Mozambique’s Finance Minister Carla Loveira indicated that the country may need to review its budget if the Gulf War escalates, leading to increased oil prices. With 80% of fuel imports passing through the Strait of Hormuz, the government is preparing for various economic scenarios, including a potential negative growth if oil prices soar.

Africa-Press – Mozambique. Mozambique is open to a budget review in an extreme scenario, if the Gulf War escalates and triggers a widespread rise in oil prices, Mozambique’s Finance Minister Carla Loveira told Lusa.

Minister Loveira said on Thursday during an interview at the Mozambican Embassy in Brasília, amid a five-day official visit to Brazil, that “In a most extreme, adverse scenario, a budget review may indeed be necessary”.

“The full impact [of the war], and these effects on the economy, through imported inflation, the rise in fuel prices and their impact on cost increases, particularly for the basic food basket, could lead to a rise in public expenditure.”

Approximately 80% of Mozambique’s fuel imports pass through the Strait of Hormuz from the Middle East, but according to the finance minister, the country currently holds sufficient fuel reserves to last until May.
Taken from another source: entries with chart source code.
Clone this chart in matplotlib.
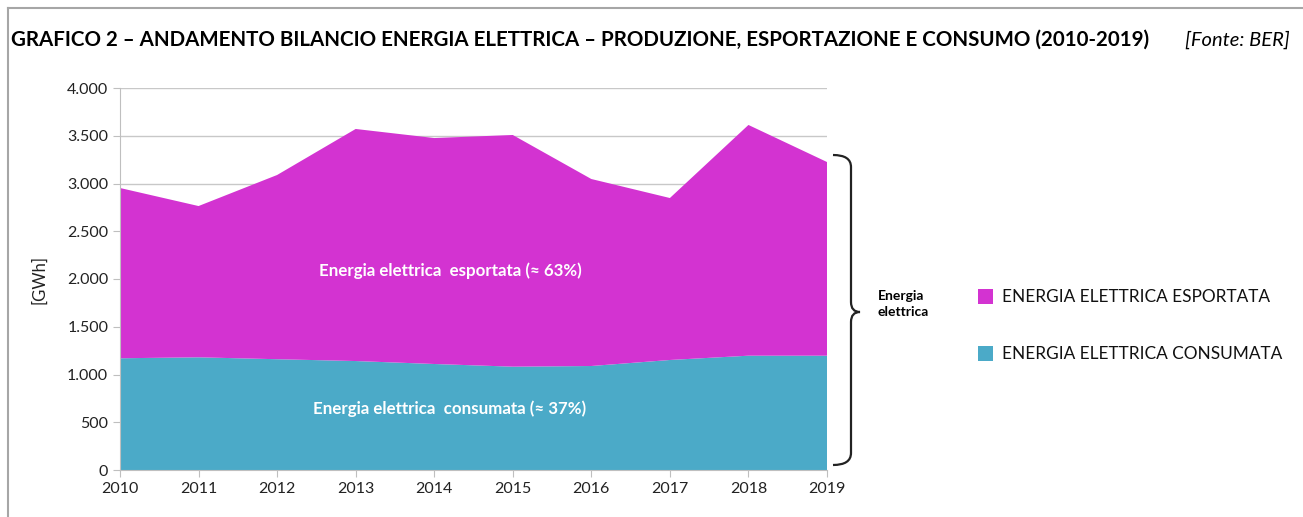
import numpy as np
import matplotlib
matplotlib.use("Agg")
import matplotlib.pyplot as plt
from matplotlib.path import Path
from matplotlib.patches import PathPatch, Rectangle
from matplotlib.lines import Line2D
from matplotlib.ticker import FuncFormatter

plt.rcParams['font.family'] = ['Lato', 'DejaVu Sans']

# data (GWh)
years = [2010, 2011, 2012, 2013, 2014, 2015, 2016, 2017, 2018, 2019]
consumata = [1170, 1180, 1160, 1141, 1110, 1082, 1089, 1152, 1197, 1197]
totale = [2953, 2764, 3089, 3571, 3476, 3508, 3047, 2848, 3613, 3225]
esportata = [t - c for t, c in zip(totale, consumata)]

col_esp = '#D333D1'
col_con = '#4BAAC8'

W, H = 1303, 517
fig = plt.figure(figsize=(W / 100, H / 100), dpi=100)

# outer frame (top and left lines)
fig.add_artist(Line2D([8 / W, 1.0], [1 - 8 / H, 1 - 8 / H], color='#a6a6a6', lw=1.5))
fig.add_artist(Line2D([8 / W, 8 / W], [0, 1 - 8 / H], color='#a6a6a6', lw=1.5))

fig.text(11 / W, 1 - 40 / H,
         'GRAFICO 2 – ANDAMENTO BILANCIO ENERGIA ELETTRICA – PRODUZIONE, ESPORTAZIONE E CONSUMO (2010-2019)',
         fontsize=14.8, fontweight='bold', va='center', ha='left')
fig.text(1290 / W, 1 - 40 / H, '[Fonte: BER]', fontsize=14.5, style='italic',
         va='center', ha='right')

ax = fig.add_axes([120 / W, 1 - 470 / H, 707 / W, 382 / H])
ax.stackplot(years, consumata, esportata, colors=[col_con, col_esp], zorder=2)
ax.set_xlim(2010, 2019)
ax.set_ylim(0, 4000)
ax.set_yticks(np.arange(0, 4001, 500))
ax.set_xticks(years)
ax.yaxis.set_major_formatter(FuncFormatter(lambda v, p: f'{int(v):,}'.replace(',', '.')))
ax.grid(axis='y', color='#c8c8c8', lw=1, zorder=0)
ax.set_axisbelow(True)
for s in ['top', 'right']:
    ax.spines[s].set_visible(False)
for s in ['left', 'bottom']:
    ax.spines[s].set_color('#bfbfbf')
ax.tick_params(axis='both', colors='#bfbfbf', labelcolor='#222222', labelsize=11.5, length=5)
ax.set_ylabel('[GWh]', fontsize=12, color='#222222', labelpad=14)

ax.text(2014.2, 2090, 'Energia elettrica  esportata (≈ 63%)', color='white',
        fontsize=12.2, fontweight='bold', ha='center', va='center')
ax.text(2014.2, 645, 'Energia elettrica  consumata (≈ 37%)', color='white',
        fontsize=12.2, fontweight='bold', ha='center', va='center')

# curly brace on the right
def fx(px):
    return px / W

def fy(py):
    return 1 - py / H

x0, x1, x2 = 833, 851, 860
yt, ym, yb = 155, 312, 465
verts = [(x0, yt), (x1, yt), (x1, yt + 12),
         (x1, ym - 10),
         (x1, ym), (x2, ym),
         (x1, ym), (x1, ym + 10),
         (x1, yb - 12),
         (x1, yb), (x0, yb)]
codes = [Path.MOVETO, Path.CURVE3, Path.CURVE3,
         Path.LINETO,
         Path.CURVE3, Path.CURVE3,
         Path.CURVE3, Path.CURVE3,
         Path.LINETO,
         Path.CURVE3, Path.CURVE3]
brace = Path([(fx(a), fy(b)) for a, b in verts], codes)
fig.add_artist(PathPatch(brace, transform=fig.transFigure, fill=False, lw=1.6, edgecolor='#222222'))
fig.text(878 / W, 1 - 304 / H, 'Energia\nelettrica', fontsize=10, fontweight='bold',
         ha='left', va='center', linespacing=1.3)

# legend
leg_items = [('ENERGIA ELETTRICA ESPORTATA', col_esp, 297),
             ('ENERGIA ELETTRICA CONSUMATA', col_con, 354)]
for label, c, py in leg_items:
    fig.add_artist(Rectangle((978 / W, 1 - (py + 7) / H), 15 / W, 15 / H,
                             transform=fig.transFigure, facecolor=c, edgecolor='none'))
    fig.text(1002 / W, 1 - py / H, label, fontsize=12.4, ha='left', va='center', color='#111111')

fig.savefig('out.png', dpi=100)
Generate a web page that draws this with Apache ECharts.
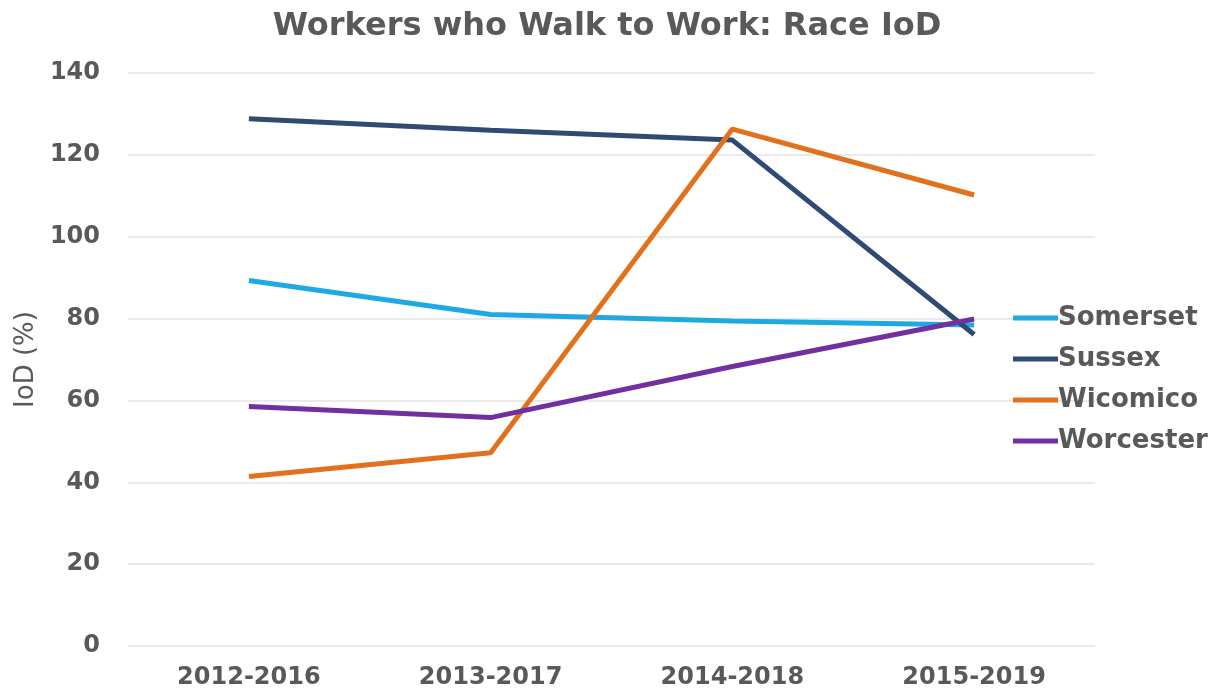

Nevertheless, the government has conducted a multi-scenario analysis of fuel supply and pricing: a baseline, a current and favourable scenario, and an adverse scenario that assumes further deterioration in the geopolitical situation.

The minister said that Mozambique has fuel procurement agreements in place with “contracts signed until the end of the year,” and that the government is working to ensure these terms remain valid.

“Our exercise is to try, as far as possible, to maintain agreed prices. But we are facing an uncertain outlook, which is why we have alternative scenarios”.

The government had projected Gross Domestic Product (GDP) growth of 2.8% and inflation of 4.8% in the 2026 Social and Economic Plan and State Budget, but these figures are now contingent on developments in the Middle East.

The government warned that if the conflict persists, the pace of economic recovery could slow significantly, predicting that, in an extreme scenario where the price of a barrel of oil exceeds $140, the country’s economy could record negative growth.

The government is considering activating the stabilisation fund to address social and corporate impacts of the war, promising to monitor the situation closely to mitigate the shock to the national economy.

Israel and the United States launched a large-scale military offensive against Iran on 28 February, which responded by closing the Strait of Hormuz, launching strikes against targets in Israel, US bases, infrastructure in neighbouring countries, including Saudi Arabia, Bahrain, the UAE (United Arab Emirates), Qatar, Kuwait, Lebanon, Jordan, Oman and Iraq.

Incidents involving Iranian projectiles have also been recorded in Cyprus, Turkey and Azerbaijan.

Iran reported that, since the beginning of the conflict, at least 1,348 deaths and over 10,000 civilians have been injured.

The Gulf War has historically impacted global oil prices, affecting economies reliant on fuel imports. Mozambique, which imports a significant portion of its fuel through the Strait of Hormuz, is particularly vulnerable to fluctuations in oil prices. The current geopolitical tensions have prompted the Mozambican government to analyze potential economic scenarios to safeguard its financial stability and public welfare. The country has been proactive in securing fuel procurement agreements to mitigate the risks associated with rising costs and supply disruptions.